An investigator said the 12-year-old described an ordeal of being touched against his will repeatedly over the course of a beach trip to the southern end of Queens.

Father Kiare is the third priest arrested in just over a month on charges of sex abuse committed in the Diocese of Brooklyn, which includes Queens. On May 23, a priest from India was arrested in Harlem and charged with molesting a 12-year-old girl three years ago at her home in Brooklyn. And on Friday, a visiting priest from Nigeria was arrested in Texas and charged with raping a woman two years ago in a Brooklyn rectory.

That priest, the Rev. Cyriacus Udegbulem, 38, was dismissed by the Diocese of Laredo, Tex., in 2001 because of complaints that he had groped women there, a law enforcement official in New York said yesterday. Father Udegbulem pleaded not guilty to the New York charges on Monday at his arraignment before Justice Neil J. Firetog of State Supreme Court in Brooklyn.
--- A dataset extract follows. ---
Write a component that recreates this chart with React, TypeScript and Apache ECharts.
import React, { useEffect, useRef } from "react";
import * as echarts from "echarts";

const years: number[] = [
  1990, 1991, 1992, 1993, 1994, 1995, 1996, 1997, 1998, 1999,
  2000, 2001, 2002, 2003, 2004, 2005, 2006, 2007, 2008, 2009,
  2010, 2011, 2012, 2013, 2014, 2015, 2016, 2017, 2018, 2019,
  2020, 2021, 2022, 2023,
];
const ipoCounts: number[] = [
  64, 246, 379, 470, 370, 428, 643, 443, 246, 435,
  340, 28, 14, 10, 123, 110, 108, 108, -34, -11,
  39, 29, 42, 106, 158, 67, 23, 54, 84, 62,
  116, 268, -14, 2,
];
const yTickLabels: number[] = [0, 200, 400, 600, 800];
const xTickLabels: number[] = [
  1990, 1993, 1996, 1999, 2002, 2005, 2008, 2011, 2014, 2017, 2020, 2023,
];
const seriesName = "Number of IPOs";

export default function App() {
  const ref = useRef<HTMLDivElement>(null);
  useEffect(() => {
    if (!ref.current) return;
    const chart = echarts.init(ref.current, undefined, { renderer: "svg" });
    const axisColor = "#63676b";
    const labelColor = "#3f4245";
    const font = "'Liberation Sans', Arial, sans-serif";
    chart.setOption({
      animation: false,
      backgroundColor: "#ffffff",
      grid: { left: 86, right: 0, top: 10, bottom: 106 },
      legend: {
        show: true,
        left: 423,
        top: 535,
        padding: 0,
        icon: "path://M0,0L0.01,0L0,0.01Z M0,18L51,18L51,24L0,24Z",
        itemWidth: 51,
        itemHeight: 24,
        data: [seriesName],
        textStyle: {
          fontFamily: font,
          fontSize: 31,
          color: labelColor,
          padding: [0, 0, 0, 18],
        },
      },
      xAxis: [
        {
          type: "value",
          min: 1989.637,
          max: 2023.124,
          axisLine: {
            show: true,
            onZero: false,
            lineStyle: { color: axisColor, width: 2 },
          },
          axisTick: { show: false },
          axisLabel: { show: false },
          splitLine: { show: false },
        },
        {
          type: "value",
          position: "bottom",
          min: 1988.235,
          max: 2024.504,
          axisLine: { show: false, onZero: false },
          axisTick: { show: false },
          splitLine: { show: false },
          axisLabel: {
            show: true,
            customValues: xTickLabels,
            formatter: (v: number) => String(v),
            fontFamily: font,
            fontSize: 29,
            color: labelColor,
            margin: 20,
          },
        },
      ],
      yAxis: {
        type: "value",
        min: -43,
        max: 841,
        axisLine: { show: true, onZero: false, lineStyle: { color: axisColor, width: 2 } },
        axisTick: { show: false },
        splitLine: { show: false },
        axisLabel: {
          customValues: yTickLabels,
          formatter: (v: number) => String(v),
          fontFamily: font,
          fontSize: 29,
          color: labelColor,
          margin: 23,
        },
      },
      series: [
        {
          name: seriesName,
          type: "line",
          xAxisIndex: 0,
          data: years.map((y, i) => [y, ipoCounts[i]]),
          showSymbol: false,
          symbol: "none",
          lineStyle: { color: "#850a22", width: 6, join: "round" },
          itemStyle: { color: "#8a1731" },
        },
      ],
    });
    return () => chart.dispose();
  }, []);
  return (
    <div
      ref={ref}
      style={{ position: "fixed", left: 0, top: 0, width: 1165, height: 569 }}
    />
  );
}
The judge set bail at $50,000. Father Udegbulem remains imprisoned at Rikers Island, pending his next court date in September.

His lawyer, George Lewis, said his client maintained that the sexual contact in Brooklyn was consensual.
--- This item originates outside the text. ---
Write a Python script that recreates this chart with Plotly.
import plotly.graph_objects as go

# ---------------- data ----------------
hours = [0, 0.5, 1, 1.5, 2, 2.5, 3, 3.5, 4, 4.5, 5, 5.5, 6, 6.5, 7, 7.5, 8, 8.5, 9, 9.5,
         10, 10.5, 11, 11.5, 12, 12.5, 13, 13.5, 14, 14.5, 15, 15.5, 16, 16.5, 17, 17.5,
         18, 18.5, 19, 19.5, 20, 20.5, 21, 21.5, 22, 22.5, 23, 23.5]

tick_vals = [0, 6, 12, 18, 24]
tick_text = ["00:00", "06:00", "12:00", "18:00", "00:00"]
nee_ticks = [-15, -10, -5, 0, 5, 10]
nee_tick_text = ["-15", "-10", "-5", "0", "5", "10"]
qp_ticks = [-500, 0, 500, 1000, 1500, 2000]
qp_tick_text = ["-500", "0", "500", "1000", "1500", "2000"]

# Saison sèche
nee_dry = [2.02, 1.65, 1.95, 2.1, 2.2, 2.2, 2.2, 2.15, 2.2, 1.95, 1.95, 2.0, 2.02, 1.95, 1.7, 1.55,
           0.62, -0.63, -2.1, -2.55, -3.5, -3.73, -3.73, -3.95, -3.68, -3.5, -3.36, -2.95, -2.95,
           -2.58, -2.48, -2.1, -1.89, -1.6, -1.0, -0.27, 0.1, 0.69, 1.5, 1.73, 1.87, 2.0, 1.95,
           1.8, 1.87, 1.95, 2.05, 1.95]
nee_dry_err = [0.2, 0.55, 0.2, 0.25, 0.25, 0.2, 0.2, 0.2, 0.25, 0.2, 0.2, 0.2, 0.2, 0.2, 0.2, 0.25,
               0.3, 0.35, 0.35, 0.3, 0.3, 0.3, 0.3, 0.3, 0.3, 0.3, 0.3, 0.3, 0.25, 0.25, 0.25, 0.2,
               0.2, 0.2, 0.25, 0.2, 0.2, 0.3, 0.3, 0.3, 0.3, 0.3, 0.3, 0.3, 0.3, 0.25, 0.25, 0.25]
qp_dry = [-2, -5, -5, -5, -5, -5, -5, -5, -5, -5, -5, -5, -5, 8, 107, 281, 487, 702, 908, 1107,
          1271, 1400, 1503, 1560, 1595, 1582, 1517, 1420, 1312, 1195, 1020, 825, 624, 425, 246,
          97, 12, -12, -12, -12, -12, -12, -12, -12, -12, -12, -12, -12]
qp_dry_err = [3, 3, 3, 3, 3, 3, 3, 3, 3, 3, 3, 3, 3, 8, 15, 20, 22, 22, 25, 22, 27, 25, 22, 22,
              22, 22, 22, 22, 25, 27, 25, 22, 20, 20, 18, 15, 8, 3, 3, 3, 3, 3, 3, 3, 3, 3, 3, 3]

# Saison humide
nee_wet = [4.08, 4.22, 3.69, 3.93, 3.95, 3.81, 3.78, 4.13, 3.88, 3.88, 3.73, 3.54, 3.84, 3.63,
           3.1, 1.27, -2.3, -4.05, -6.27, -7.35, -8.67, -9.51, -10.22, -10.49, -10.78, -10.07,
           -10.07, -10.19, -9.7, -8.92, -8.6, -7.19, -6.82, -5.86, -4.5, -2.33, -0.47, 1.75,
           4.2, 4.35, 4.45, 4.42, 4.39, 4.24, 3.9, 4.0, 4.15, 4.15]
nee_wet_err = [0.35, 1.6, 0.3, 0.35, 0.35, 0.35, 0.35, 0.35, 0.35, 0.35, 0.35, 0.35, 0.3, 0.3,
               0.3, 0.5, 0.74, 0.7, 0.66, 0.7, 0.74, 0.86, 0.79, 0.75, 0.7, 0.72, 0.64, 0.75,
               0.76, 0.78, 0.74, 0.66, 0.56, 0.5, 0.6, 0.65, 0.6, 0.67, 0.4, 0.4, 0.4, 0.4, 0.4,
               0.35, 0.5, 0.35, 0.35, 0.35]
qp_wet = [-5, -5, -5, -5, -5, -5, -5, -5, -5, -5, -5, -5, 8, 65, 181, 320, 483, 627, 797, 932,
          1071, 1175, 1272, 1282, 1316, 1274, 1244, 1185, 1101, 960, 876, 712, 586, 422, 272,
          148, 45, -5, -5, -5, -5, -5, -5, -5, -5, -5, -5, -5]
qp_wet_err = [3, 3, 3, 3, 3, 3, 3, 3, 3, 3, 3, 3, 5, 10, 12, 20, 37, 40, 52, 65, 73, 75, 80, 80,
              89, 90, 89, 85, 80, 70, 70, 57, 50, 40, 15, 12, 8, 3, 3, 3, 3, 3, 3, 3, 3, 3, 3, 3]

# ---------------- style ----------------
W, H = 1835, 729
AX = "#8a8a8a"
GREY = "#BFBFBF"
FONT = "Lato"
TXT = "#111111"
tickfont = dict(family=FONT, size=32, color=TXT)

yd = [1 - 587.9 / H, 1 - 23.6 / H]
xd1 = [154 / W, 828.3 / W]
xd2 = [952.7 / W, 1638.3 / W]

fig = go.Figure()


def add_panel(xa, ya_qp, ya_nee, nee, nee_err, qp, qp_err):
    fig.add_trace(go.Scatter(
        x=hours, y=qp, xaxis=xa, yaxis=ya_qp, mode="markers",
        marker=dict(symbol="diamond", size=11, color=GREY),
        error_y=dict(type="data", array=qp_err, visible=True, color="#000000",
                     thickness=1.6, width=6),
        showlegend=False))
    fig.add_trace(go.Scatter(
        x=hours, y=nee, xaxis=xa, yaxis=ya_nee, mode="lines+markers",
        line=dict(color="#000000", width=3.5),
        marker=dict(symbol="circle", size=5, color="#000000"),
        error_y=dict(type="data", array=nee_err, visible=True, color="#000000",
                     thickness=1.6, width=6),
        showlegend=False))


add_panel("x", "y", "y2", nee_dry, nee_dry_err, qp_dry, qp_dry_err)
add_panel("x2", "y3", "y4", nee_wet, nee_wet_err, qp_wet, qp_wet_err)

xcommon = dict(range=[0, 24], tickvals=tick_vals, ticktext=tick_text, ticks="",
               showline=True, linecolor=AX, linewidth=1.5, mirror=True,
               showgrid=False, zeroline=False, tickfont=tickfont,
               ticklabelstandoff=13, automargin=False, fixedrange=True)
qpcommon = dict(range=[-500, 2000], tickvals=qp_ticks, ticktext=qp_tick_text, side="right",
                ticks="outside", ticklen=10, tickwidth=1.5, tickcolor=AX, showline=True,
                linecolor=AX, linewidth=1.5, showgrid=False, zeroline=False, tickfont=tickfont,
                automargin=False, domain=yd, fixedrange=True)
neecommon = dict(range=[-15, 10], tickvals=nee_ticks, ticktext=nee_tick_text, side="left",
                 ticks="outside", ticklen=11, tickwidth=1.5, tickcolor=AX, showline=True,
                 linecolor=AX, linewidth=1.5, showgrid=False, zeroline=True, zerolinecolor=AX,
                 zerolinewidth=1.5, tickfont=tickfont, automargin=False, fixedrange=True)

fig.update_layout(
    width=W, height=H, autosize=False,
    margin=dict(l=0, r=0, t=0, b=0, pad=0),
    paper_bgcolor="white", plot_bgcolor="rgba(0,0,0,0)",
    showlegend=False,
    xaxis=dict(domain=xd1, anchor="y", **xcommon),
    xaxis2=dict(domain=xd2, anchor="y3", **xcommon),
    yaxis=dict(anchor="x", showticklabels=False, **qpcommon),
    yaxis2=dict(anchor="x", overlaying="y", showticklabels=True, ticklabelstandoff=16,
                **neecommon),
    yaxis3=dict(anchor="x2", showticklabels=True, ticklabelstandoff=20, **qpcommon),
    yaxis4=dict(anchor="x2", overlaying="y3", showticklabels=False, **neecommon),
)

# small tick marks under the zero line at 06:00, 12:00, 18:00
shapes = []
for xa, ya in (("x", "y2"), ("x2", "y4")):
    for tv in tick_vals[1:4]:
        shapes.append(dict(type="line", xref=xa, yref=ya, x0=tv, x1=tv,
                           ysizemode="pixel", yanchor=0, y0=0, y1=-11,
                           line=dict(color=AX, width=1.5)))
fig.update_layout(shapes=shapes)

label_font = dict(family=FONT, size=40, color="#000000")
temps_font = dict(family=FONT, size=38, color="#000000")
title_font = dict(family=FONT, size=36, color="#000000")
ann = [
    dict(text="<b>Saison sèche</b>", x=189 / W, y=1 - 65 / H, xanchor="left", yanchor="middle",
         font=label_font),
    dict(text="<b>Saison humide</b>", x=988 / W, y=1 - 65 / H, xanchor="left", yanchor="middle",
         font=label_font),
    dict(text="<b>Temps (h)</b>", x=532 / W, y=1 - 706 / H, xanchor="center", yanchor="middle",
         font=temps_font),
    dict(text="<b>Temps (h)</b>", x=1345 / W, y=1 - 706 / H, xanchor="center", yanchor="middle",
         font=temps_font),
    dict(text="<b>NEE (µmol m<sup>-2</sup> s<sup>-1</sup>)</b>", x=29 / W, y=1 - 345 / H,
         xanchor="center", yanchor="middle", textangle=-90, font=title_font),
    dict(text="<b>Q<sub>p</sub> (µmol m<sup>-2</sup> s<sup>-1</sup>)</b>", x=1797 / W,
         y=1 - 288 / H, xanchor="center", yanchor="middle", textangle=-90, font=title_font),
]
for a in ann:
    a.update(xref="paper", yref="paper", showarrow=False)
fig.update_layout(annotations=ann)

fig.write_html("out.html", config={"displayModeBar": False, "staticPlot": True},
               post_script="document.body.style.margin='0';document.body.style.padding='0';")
The authorities said last night that Father Kiare had arrived in New York on June 11 and was delivering sermons at St. Mary's Church in Woodside, Queens. A member of Holy Ghost Fathers, a missionary order at work in poor nations of Africa and elsewhere, he was asking for donations from the parishioners, according to a church official.
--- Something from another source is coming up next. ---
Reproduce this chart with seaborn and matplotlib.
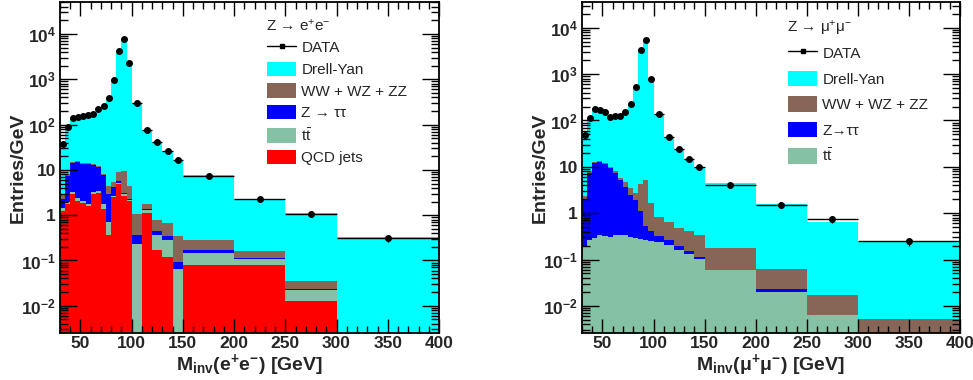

Investigators said he befriended the 12-year-old boy and won the trust of the boy's family, who are members of the St. Mary's congregation. With the family's consent, they said, he took the boy on an outing on June 16; they traveled by public bus to Rockaway Beach.

"The abuse occurred on the bus, on the beach and on the bus ride back," said an official close to the investigation who insisted that his name not be used. He said the boy told detectives that he resisted the priest's advances, which involved groping and touching, and told his mother of the abuse when he returned home.

The boy's mother then contacted St. Mary's, and officials there contacted the Queens district attorney, the authorities said. They declined to identify the boy or his family.

Frank DeRosa, a spokesman for the Diocese of Brooklyn, said last night that St. Mary's it was "very likely" that officials at St. Mary's had consulted diocesan officials about the incident before contacting the district attorney.

But he said Father Kiare, unlike the two other visiting priests charged recently with sexual offenses, had not been authorized by the diocese to work in any parish of Brooklyn or Queens. "He had no permission to function here," Mr. DeRosa said. Although it is not uncommon for visiting priests to spend time at parishes raising money for missionary work without the official sanction of the local diocese, he said that Father Kiare's status as a missionary doing fund-raising placed him outside direct oversight of the diocese.

For years, he said, the diocese has had a policy requiring priests from abroad who are authorized to work in parishes to provide an affidavit, signed by the priests' own bishops, that they have no history of "anything that would disqualify them from working in a parish."

Such affidavits were provided by the two other priests who now face sexual abuse charges, he said.

Father Kiare "is not a priest of the Brooklyn Diocese or associated with that parish," he said.